STATED GOAL: Write out the data below exactly as given, without any of its pictures.

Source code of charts

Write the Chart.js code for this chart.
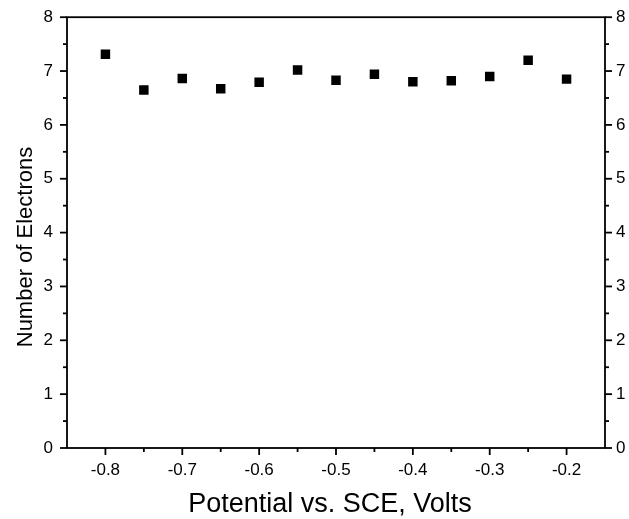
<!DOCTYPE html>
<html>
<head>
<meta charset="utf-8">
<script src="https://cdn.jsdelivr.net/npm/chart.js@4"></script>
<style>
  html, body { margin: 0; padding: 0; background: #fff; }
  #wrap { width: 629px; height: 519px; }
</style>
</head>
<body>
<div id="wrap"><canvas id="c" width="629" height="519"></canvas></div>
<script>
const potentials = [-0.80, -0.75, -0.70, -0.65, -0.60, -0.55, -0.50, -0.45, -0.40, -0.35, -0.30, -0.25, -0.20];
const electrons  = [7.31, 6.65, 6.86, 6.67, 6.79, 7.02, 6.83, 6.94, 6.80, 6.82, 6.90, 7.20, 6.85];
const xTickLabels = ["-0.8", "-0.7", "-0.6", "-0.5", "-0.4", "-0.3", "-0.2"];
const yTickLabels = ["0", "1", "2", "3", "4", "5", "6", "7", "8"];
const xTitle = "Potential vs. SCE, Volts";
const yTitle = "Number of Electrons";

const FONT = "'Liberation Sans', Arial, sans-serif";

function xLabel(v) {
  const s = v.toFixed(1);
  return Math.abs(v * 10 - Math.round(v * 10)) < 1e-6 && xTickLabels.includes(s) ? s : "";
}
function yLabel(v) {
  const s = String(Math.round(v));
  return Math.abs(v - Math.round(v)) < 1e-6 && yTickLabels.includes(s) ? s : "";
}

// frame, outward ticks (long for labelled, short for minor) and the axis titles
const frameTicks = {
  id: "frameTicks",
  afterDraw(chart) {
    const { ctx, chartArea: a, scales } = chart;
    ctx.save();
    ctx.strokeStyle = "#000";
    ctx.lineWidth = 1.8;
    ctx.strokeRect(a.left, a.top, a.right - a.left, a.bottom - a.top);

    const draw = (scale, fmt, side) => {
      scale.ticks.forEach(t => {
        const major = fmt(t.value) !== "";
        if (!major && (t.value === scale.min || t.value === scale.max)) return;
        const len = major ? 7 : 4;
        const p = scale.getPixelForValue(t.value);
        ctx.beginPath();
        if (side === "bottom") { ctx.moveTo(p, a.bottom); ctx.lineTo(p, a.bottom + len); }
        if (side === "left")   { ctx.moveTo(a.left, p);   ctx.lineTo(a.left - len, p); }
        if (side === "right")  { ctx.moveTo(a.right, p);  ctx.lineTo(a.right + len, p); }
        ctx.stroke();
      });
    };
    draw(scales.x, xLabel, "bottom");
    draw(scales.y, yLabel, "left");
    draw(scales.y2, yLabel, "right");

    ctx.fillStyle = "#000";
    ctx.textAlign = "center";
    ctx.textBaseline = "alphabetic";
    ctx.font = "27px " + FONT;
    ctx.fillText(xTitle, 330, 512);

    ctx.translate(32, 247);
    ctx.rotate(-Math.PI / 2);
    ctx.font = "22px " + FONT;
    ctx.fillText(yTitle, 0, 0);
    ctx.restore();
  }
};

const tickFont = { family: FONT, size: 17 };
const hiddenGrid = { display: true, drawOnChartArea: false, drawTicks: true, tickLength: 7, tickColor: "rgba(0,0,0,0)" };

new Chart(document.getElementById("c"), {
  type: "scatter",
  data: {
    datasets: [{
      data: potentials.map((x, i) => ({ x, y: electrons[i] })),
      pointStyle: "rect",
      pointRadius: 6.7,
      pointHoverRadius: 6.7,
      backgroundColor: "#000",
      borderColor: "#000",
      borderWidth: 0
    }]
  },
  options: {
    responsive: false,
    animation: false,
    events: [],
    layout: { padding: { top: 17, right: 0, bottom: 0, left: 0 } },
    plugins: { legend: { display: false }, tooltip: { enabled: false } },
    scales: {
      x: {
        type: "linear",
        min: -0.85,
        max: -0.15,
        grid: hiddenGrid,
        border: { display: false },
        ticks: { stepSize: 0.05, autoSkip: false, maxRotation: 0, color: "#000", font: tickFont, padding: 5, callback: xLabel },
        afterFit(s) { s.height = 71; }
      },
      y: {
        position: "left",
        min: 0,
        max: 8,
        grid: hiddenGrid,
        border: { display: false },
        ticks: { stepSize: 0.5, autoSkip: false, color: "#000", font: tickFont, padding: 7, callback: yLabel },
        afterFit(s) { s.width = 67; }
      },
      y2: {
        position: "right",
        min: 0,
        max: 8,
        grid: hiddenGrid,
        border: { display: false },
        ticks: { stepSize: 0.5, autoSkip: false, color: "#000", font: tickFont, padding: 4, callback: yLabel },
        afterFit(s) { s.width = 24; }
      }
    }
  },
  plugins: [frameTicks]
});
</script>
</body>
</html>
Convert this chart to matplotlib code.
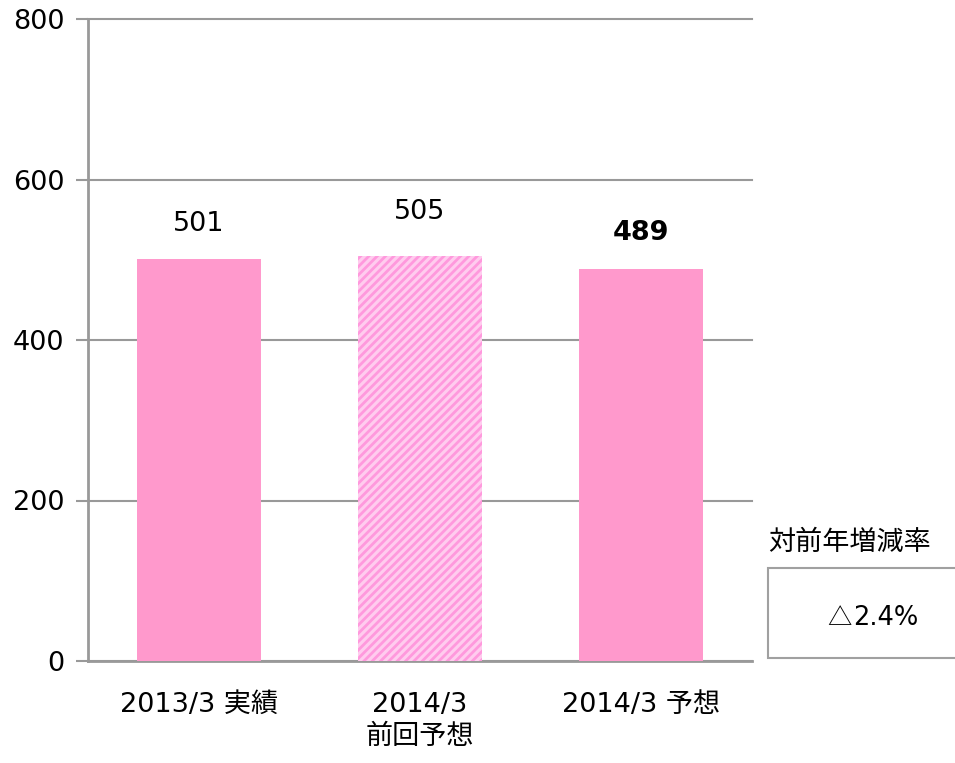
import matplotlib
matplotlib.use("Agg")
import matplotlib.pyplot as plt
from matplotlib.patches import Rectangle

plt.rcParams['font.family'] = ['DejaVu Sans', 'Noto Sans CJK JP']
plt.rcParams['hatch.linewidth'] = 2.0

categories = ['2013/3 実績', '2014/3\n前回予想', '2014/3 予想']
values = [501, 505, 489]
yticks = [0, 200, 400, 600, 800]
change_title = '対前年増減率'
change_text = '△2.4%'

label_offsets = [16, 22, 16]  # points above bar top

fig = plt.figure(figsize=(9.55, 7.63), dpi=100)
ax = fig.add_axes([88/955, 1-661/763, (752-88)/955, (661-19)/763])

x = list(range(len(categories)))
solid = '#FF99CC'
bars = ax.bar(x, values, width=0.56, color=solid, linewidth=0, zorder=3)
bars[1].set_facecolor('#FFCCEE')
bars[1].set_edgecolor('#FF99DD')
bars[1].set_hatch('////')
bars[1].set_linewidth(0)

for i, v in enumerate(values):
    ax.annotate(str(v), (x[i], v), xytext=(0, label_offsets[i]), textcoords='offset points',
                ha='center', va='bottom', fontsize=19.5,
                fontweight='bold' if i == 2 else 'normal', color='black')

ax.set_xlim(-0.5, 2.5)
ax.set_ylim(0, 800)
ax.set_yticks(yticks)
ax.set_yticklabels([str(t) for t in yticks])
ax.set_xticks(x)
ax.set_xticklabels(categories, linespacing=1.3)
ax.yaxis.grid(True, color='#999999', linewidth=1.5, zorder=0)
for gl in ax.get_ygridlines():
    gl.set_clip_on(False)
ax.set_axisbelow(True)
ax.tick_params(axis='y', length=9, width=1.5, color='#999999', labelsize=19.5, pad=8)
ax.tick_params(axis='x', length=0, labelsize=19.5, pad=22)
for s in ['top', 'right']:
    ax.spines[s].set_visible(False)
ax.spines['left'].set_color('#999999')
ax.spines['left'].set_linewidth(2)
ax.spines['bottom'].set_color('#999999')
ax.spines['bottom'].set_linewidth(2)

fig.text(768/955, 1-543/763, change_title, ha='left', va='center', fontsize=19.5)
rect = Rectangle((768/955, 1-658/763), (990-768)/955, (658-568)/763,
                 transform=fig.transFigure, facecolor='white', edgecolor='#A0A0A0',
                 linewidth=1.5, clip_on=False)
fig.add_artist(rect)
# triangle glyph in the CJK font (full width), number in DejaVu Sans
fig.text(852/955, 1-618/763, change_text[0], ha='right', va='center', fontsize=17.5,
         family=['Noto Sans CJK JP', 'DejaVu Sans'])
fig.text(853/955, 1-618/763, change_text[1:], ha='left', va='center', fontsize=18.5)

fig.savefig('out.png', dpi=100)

RESULT FOR THIS TASK:
Write the Chart.js code for this chart.
<!DOCTYPE html>
<html>
<head>
<meta charset="utf-8">
<script src="https://cdn.jsdelivr.net/npm/chart.js@4"></script>
<style>
  html, body { margin: 0; padding: 0; background: #fff; }
  #wrap { width: 629px; height: 519px; }
</style>
</head>
<body>
<div id="wrap"><canvas id="c" width="629" height="519"></canvas></div>
<script>
const potentials = [-0.80, -0.75, -0.70, -0.65, -0.60, -0.55, -0.50, -0.45, -0.40, -0.35, -0.30, -0.25, -0.20];
const electrons  = [7.31, 6.65, 6.86, 6.67, 6.79, 7.02, 6.83, 6.94, 6.80, 6.82, 6.90, 7.20, 6.85];
const xTickLabels = ["-0.8", "-0.7", "-0.6", "-0.5", "-0.4", "-0.3", "-0.2"];
const yTickLabels = ["0", "1", "2", "3", "4", "5", "6", "7", "8"];
const xTitle = "Potential vs. SCE, Volts";
const yTitle = "Number of Electrons";

const FONT = "'Liberation Sans', Arial, sans-serif";

function xLabel(v) {
  const s = v.toFixed(1);
  return Math.abs(v * 10 - Math.round(v * 10)) < 1e-6 && xTickLabels.includes(s) ? s : "";
}
function yLabel(v) {
  const s = String(Math.round(v));
  return Math.abs(v - Math.round(v)) < 1e-6 && yTickLabels.includes(s) ? s : "";
}

// frame, outward ticks (long for labelled, short for minor) and the axis titles
const frameTicks = {
  id: "frameTicks",
  afterDraw(chart) {
    const { ctx, chartArea: a, scales } = chart;
    ctx.save();
    ctx.strokeStyle = "#000";
    ctx.lineWidth = 1.8;
    ctx.strokeRect(a.left, a.top, a.right - a.left, a.bottom - a.top);

    const draw = (scale, fmt, side) => {
      scale.ticks.forEach(t => {
        const major = fmt(t.value) !== "";
        if (!major && (t.value === scale.min || t.value === scale.max)) return;
        const len = major ? 7 : 4;
        const p = scale.getPixelForValue(t.value);
        ctx.beginPath();
        if (side === "bottom") { ctx.moveTo(p, a.bottom); ctx.lineTo(p, a.bottom + len); }
        if (side === "left")   { ctx.moveTo(a.left, p);   ctx.lineTo(a.left - len, p); }
        if (side === "right")  { ctx.moveTo(a.right, p);  ctx.lineTo(a.right + len, p); }
        ctx.stroke();
      });
    };
    draw(scales.x, xLabel, "bottom");
    draw(scales.y, yLabel, "left");
    draw(scales.y2, yLabel, "right");

    ctx.fillStyle = "#000";
    ctx.textAlign = "center";
    ctx.textBaseline = "alphabetic";
    ctx.font = "27px " + FONT;
    ctx.fillText(xTitle, 330, 512);

    ctx.translate(32, 247);
    ctx.rotate(-Math.PI / 2);
    ctx.font = "22px " + FONT;
    ctx.fillText(yTitle, 0, 0);
    ctx.restore();
  }
};

const tickFont = { family: FONT, size: 17 };
const hiddenGrid = { display: true, drawOnChartArea: false, drawTicks: true, tickLength: 7, tickColor: "rgba(0,0,0,0)" };

new Chart(document.getElementById("c"), {
  type: "scatter",
  data: {
    datasets: [{
      data: potentials.map((x, i) => ({ x, y: electrons[i] })),
      pointStyle: "rect",
      pointRadius: 6.7,
      pointHoverRadius: 6.7,
      backgroundColor: "#000",
      borderColor: "#000",
      borderWidth: 0
    }]
  },
  options: {
    responsive: false,
    animation: false,
    events: [],
    layout: { padding: { top: 17, right: 0, bottom: 0, left: 0 } },
    plugins: { legend: { display: false }, tooltip: { enabled: false } },
    scales: {
      x: {
        type: "linear",
        min: -0.85,
        max: -0.15,
        grid: hiddenGrid,
        border: { display: false },
        ticks: { stepSize: 0.05, autoSkip: false, maxRotation: 0, color: "#000", font: tickFont, padding: 5, callback: xLabel },
        afterFit(s) { s.height = 71; }
      },
      y: {
        position: "left",
        min: 0,
        max: 8,
        grid: hiddenGrid,
        border: { display: false },
        ticks: { stepSize: 0.5, autoSkip: false, color: "#000", font: tickFont, padding: 7, callback: yLabel },
        afterFit(s) { s.width = 67; }
      },
      y2: {
        position: "right",
        min: 0,
        max: 8,
        grid: hiddenGrid,
        border: { display: false },
        ticks: { stepSize: 0.5, autoSkip: false, color: "#000", font: tickFont, padding: 4, callback: yLabel },
        afterFit(s) { s.width = 24; }
      }
    }
  },
  plugins: [frameTicks]
});
</script>
</body>
</html>
Convert this chart to matplotlib code.
import matplotlib
matplotlib.use("Agg")
import matplotlib.pyplot as plt
from matplotlib.patches import Rectangle

plt.rcParams['font.family'] = ['DejaVu Sans', 'Noto Sans CJK JP']
plt.rcParams['hatch.linewidth'] = 2.0

categories = ['2013/3 実績', '2014/3\n前回予想', '2014/3 予想']
values = [501, 505, 489]
yticks = [0, 200, 400, 600, 800]
change_title = '対前年増減率'
change_text = '△2.4%'

label_offsets = [16, 22, 16]  # points above bar top

fig = plt.figure(figsize=(9.55, 7.63), dpi=100)
ax = fig.add_axes([88/955, 1-661/763, (752-88)/955, (661-19)/763])

x = list(range(len(categories)))
solid = '#FF99CC'
bars = ax.bar(x, values, width=0.56, color=solid, linewidth=0, zorder=3)
bars[1].set_facecolor('#FFCCEE')
bars[1].set_edgecolor('#FF99DD')
bars[1].set_hatch('////')
bars[1].set_linewidth(0)

for i, v in enumerate(values):
    ax.annotate(str(v), (x[i], v), xytext=(0, label_offsets[i]), textcoords='offset points',
                ha='center', va='bottom', fontsize=19.5,
                fontweight='bold' if i == 2 else 'normal', color='black')

ax.set_xlim(-0.5, 2.5)
ax.set_ylim(0, 800)
ax.set_yticks(yticks)
ax.set_yticklabels([str(t) for t in yticks])
ax.set_xticks(x)
ax.set_xticklabels(categories, linespacing=1.3)
ax.yaxis.grid(True, color='#999999', linewidth=1.5, zorder=0)
for gl in ax.get_ygridlines():
    gl.set_clip_on(False)
ax.set_axisbelow(True)
ax.tick_params(axis='y', length=9, width=1.5, color='#999999', labelsize=19.5, pad=8)
ax.tick_params(axis='x', length=0, labelsize=19.5, pad=22)
for s in ['top', 'right']:
    ax.spines[s].set_visible(False)
ax.spines['left'].set_color('#999999')
ax.spines['left'].set_linewidth(2)
ax.spines['bottom'].set_color('#999999')
ax.spines['bottom'].set_linewidth(2)

fig.text(768/955, 1-543/763, change_title, ha='left', va='center', fontsize=19.5)
rect = Rectangle((768/955, 1-658/763), (990-768)/955, (658-568)/763,
                 transform=fig.transFigure, facecolor='white', edgecolor='#A0A0A0',
                 linewidth=1.5, clip_on=False)
fig.add_artist(rect)
# triangle glyph in the CJK font (full width), number in DejaVu Sans
fig.text(852/955, 1-618/763, change_text[0], ha='right', va='center', fontsize=17.5,
         family=['Noto Sans CJK JP', 'DejaVu Sans'])
fig.text(853/955, 1-618/763, change_text[1:], ha='left', va='center', fontsize=18.5)

fig.savefig('out.png', dpi=100)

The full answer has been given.